WHAT YOU HAVE TO DO: Restate the data below word for word. Skip any images it contains.

EXTRACTED RECORDS:
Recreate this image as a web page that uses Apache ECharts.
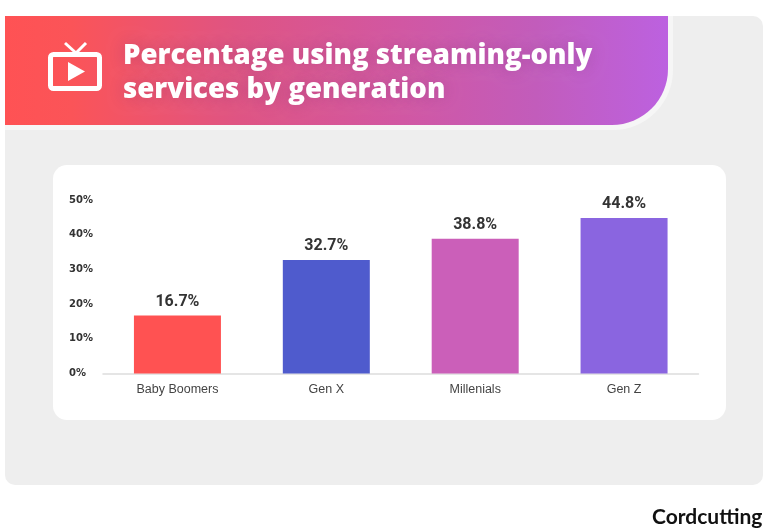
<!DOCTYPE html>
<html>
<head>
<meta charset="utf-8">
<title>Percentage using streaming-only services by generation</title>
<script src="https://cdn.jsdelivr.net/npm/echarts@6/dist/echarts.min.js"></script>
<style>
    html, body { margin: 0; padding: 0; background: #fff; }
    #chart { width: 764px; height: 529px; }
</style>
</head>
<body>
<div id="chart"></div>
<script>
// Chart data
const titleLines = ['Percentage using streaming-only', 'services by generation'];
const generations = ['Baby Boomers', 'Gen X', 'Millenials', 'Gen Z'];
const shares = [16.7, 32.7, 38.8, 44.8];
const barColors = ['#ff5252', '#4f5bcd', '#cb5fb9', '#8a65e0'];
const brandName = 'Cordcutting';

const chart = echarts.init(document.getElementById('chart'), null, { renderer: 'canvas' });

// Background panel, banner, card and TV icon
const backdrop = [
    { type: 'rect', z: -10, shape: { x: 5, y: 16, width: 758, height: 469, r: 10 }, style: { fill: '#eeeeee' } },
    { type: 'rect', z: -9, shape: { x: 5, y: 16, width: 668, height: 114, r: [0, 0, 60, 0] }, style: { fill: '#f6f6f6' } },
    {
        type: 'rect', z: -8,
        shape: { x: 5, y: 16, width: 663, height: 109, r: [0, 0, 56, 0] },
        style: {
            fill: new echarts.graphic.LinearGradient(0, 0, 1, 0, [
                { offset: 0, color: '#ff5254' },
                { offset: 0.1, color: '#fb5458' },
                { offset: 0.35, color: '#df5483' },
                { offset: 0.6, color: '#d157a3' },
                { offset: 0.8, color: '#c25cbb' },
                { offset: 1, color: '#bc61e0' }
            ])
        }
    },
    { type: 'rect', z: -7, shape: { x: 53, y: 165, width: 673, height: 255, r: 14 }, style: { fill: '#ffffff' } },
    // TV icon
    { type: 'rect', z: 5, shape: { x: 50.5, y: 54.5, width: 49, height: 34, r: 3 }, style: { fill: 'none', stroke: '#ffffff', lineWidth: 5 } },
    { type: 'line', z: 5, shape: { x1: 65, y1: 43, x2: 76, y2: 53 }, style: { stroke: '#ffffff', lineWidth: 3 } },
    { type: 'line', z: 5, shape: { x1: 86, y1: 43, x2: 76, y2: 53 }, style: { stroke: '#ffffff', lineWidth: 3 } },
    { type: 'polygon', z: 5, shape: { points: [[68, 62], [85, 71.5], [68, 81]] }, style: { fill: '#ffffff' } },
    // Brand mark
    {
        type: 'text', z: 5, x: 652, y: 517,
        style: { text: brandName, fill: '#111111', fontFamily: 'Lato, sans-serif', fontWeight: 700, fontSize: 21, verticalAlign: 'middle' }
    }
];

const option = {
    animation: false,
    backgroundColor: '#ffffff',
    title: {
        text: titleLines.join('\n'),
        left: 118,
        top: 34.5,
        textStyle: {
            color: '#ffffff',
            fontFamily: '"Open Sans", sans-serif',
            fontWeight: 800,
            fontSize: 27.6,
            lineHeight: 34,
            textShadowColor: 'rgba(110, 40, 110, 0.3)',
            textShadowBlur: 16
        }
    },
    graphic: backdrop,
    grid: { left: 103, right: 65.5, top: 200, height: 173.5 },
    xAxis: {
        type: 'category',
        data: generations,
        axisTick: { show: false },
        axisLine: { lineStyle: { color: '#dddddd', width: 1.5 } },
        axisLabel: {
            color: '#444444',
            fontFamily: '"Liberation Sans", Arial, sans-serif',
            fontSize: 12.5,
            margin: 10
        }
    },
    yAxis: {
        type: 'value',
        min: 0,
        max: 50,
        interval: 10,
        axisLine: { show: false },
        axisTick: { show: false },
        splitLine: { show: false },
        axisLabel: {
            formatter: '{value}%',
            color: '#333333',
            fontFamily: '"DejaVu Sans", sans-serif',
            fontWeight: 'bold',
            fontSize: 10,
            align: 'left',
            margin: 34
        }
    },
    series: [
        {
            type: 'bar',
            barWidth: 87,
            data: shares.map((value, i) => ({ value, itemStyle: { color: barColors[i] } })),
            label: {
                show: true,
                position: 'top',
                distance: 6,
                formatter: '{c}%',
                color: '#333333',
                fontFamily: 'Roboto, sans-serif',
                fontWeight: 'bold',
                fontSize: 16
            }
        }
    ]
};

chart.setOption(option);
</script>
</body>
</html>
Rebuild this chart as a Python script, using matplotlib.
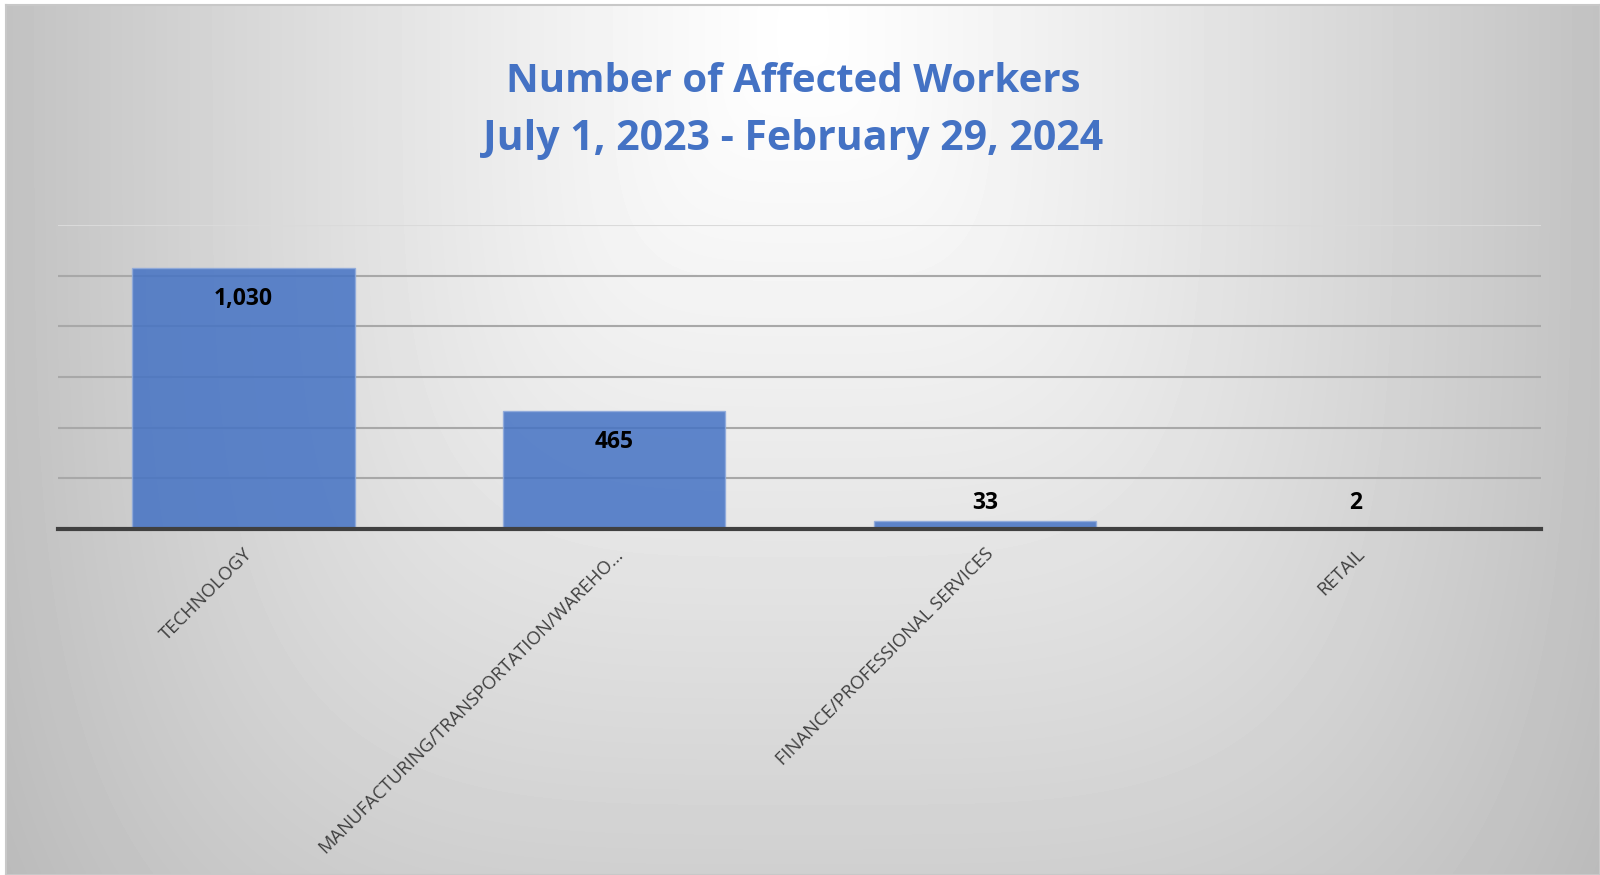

REPLY TO THE EXERCISE:
Recreate this image as a web page that uses Apache ECharts.
<!DOCTYPE html>
<html>
<head>
<meta charset="utf-8">
<title>Percentage using streaming-only services by generation</title>
<script src="https://cdn.jsdelivr.net/npm/echarts@6/dist/echarts.min.js"></script>
<style>
    html, body { margin: 0; padding: 0; background: #fff; }
    #chart { width: 764px; height: 529px; }
</style>
</head>
<body>
<div id="chart"></div>
<script>
// Chart data
const titleLines = ['Percentage using streaming-only', 'services by generation'];
const generations = ['Baby Boomers', 'Gen X', 'Millenials', 'Gen Z'];
const shares = [16.7, 32.7, 38.8, 44.8];
const barColors = ['#ff5252', '#4f5bcd', '#cb5fb9', '#8a65e0'];
const brandName = 'Cordcutting';

const chart = echarts.init(document.getElementById('chart'), null, { renderer: 'canvas' });

// Background panel, banner, card and TV icon
const backdrop = [
    { type: 'rect', z: -10, shape: { x: 5, y: 16, width: 758, height: 469, r: 10 }, style: { fill: '#eeeeee' } },
    { type: 'rect', z: -9, shape: { x: 5, y: 16, width: 668, height: 114, r: [0, 0, 60, 0] }, style: { fill: '#f6f6f6' } },
    {
        type: 'rect', z: -8,
        shape: { x: 5, y: 16, width: 663, height: 109, r: [0, 0, 56, 0] },
        style: {
            fill: new echarts.graphic.LinearGradient(0, 0, 1, 0, [
                { offset: 0, color: '#ff5254' },
                { offset: 0.1, color: '#fb5458' },
                { offset: 0.35, color: '#df5483' },
                { offset: 0.6, color: '#d157a3' },
                { offset: 0.8, color: '#c25cbb' },
                { offset: 1, color: '#bc61e0' }
            ])
        }
    },
    { type: 'rect', z: -7, shape: { x: 53, y: 165, width: 673, height: 255, r: 14 }, style: { fill: '#ffffff' } },
    // TV icon
    { type: 'rect', z: 5, shape: { x: 50.5, y: 54.5, width: 49, height: 34, r: 3 }, style: { fill: 'none', stroke: '#ffffff', lineWidth: 5 } },
    { type: 'line', z: 5, shape: { x1: 65, y1: 43, x2: 76, y2: 53 }, style: { stroke: '#ffffff', lineWidth: 3 } },
    { type: 'line', z: 5, shape: { x1: 86, y1: 43, x2: 76, y2: 53 }, style: { stroke: '#ffffff', lineWidth: 3 } },
    { type: 'polygon', z: 5, shape: { points: [[68, 62], [85, 71.5], [68, 81]] }, style: { fill: '#ffffff' } },
    // Brand mark
    {
        type: 'text', z: 5, x: 652, y: 517,
        style: { text: brandName, fill: '#111111', fontFamily: 'Lato, sans-serif', fontWeight: 700, fontSize: 21, verticalAlign: 'middle' }
    }
];

const option = {
    animation: false,
    backgroundColor: '#ffffff',
    title: {
        text: titleLines.join('\n'),
        left: 118,
        top: 34.5,
        textStyle: {
            color: '#ffffff',
            fontFamily: '"Open Sans", sans-serif',
            fontWeight: 800,
            fontSize: 27.6,
            lineHeight: 34,
            textShadowColor: 'rgba(110, 40, 110, 0.3)',
            textShadowBlur: 16
        }
    },
    graphic: backdrop,
    grid: { left: 103, right: 65.5, top: 200, height: 173.5 },
    xAxis: {
        type: 'category',
        data: generations,
        axisTick: { show: false },
        axisLine: { lineStyle: { color: '#dddddd', width: 1.5 } },
        axisLabel: {
            color: '#444444',
            fontFamily: '"Liberation Sans", Arial, sans-serif',
            fontSize: 12.5,
            margin: 10
        }
    },
    yAxis: {
        type: 'value',
        min: 0,
        max: 50,
        interval: 10,
        axisLine: { show: false },
        axisTick: { show: false },
        splitLine: { show: false },
        axisLabel: {
            formatter: '{value}%',
            color: '#333333',
            fontFamily: '"DejaVu Sans", sans-serif',
            fontWeight: 'bold',
            fontSize: 10,
            align: 'left',
            margin: 34
        }
    },
    series: [
        {
            type: 'bar',
            barWidth: 87,
            data: shares.map((value, i) => ({ value, itemStyle: { color: barColors[i] } })),
            label: {
                show: true,
                position: 'top',
                distance: 6,
                formatter: '{c}%',
                color: '#333333',
                fontFamily: 'Roboto, sans-serif',
                fontWeight: 'bold',
                fontSize: 16
            }
        }
    ]
};

chart.setOption(option);
</script>
</body>
</html>
Rebuild this chart as a Python script, using matplotlib.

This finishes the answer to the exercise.